Permission to disappear
Poetry selected for publication in Verge 2025: Blue
Permission to disappear
I WANT TO disappear, or to splinter.
If I was a bird I would fly south for the winter.
How can the world be so damn hard
and so devastatingly beautiful at the same time?
It is another autumn sunset, red and deep blue,
the kind even the birds forget to sing for,
in awe of how still
this rushing world can be.
My little son is in hospital fighting for his life.
I cannot fly without him, so I must stay this season.
Must stay, and now the magpies are done
I sing a minor tune, to myself,
or to the crooked trees
in shadows under the moon.
Then, as if in answer the drip machine is in song,
calling the end of another infusion.
A robotic, almost-currawong.

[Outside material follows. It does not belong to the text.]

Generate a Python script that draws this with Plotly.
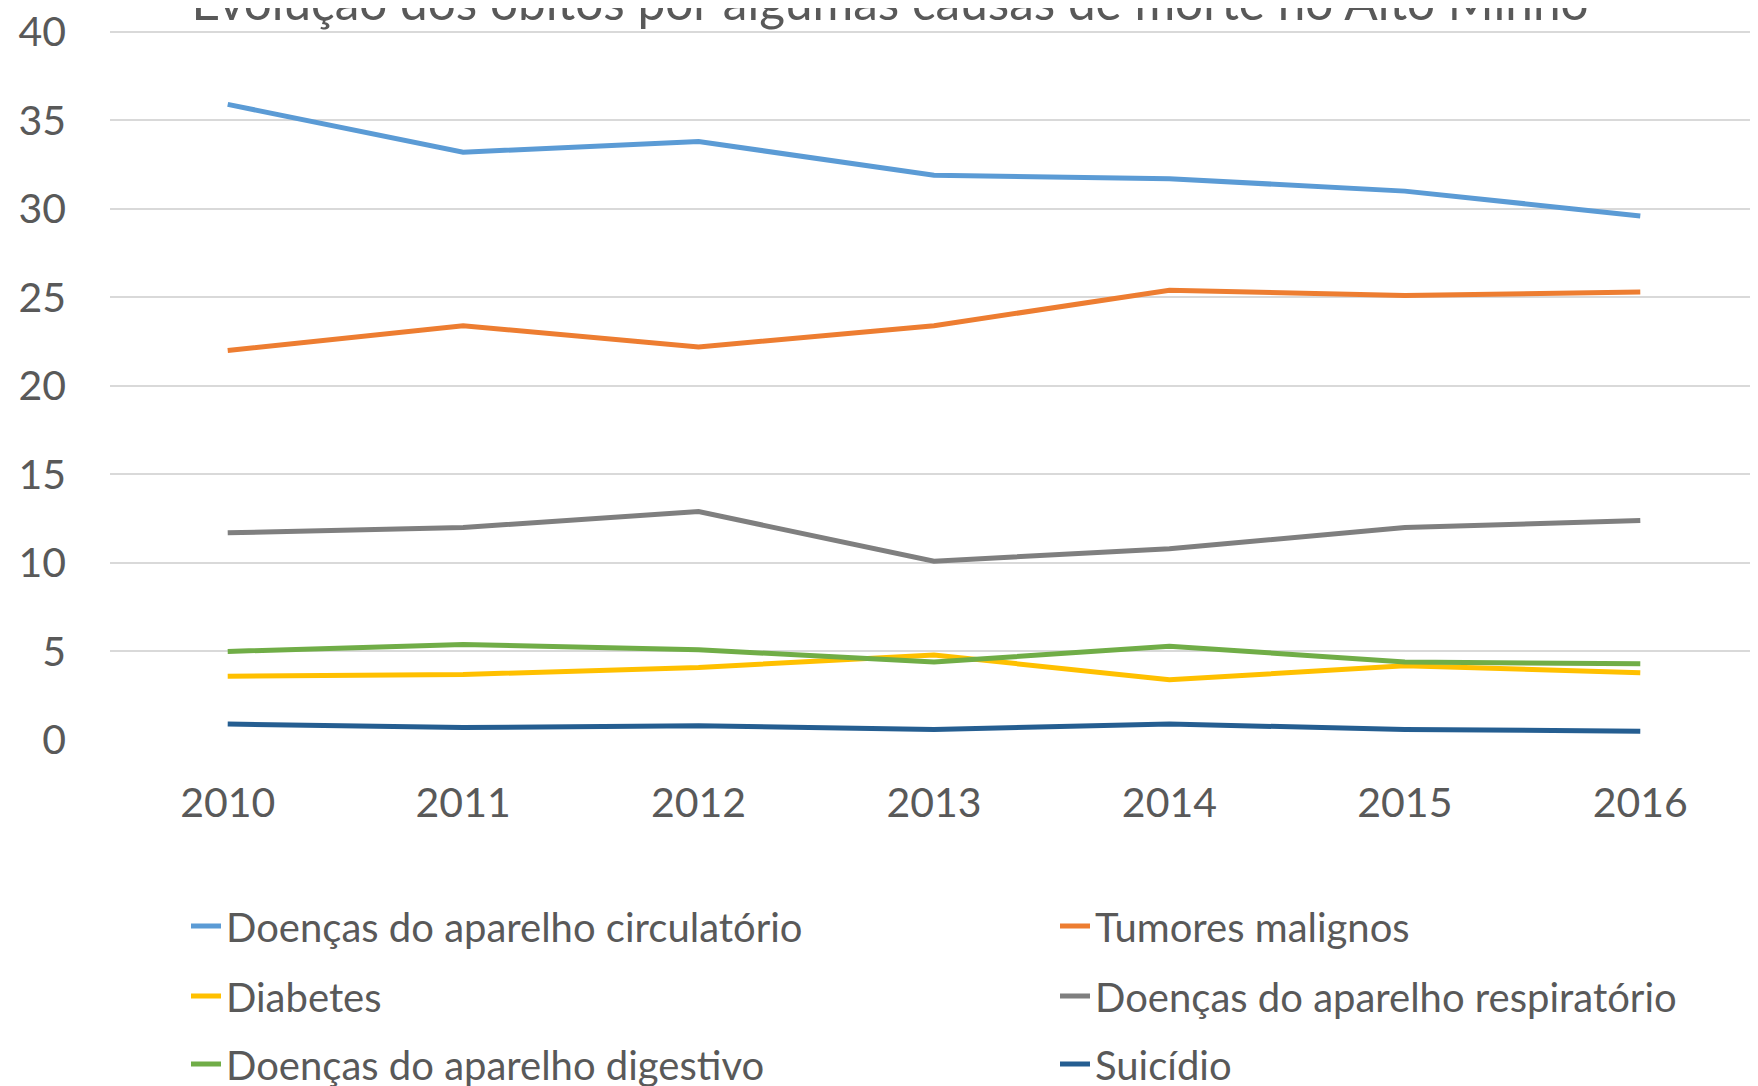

We sing together in unison:
the sun has set but this one fights on.
Some background
I wrote the first draft of this poem in May 2024, looking out the window to Royal Park from a room in the Cockatoo Ward at the Royal Children’s Hospital in Melbourne/Naarm.
Like most of my writing, it sat in my Notes app for a long time, staring at me, longingly, before I was brave enough to let anyone else see it.
The poem’s title is a reference to Joseph Tawadros' song of the same name.
This poem was first published (in a slightly different format, and without the punctuation — I have a love/hate relationship with punctuation) in Monash University’s literary journal Verge 2025: Blue. Verge 2025 is full of beautifully crafted writing by some amazing writers, all exploring the theme “blue”. A big thank you to the editors for selecting my work for inclusion in the 2025 publication.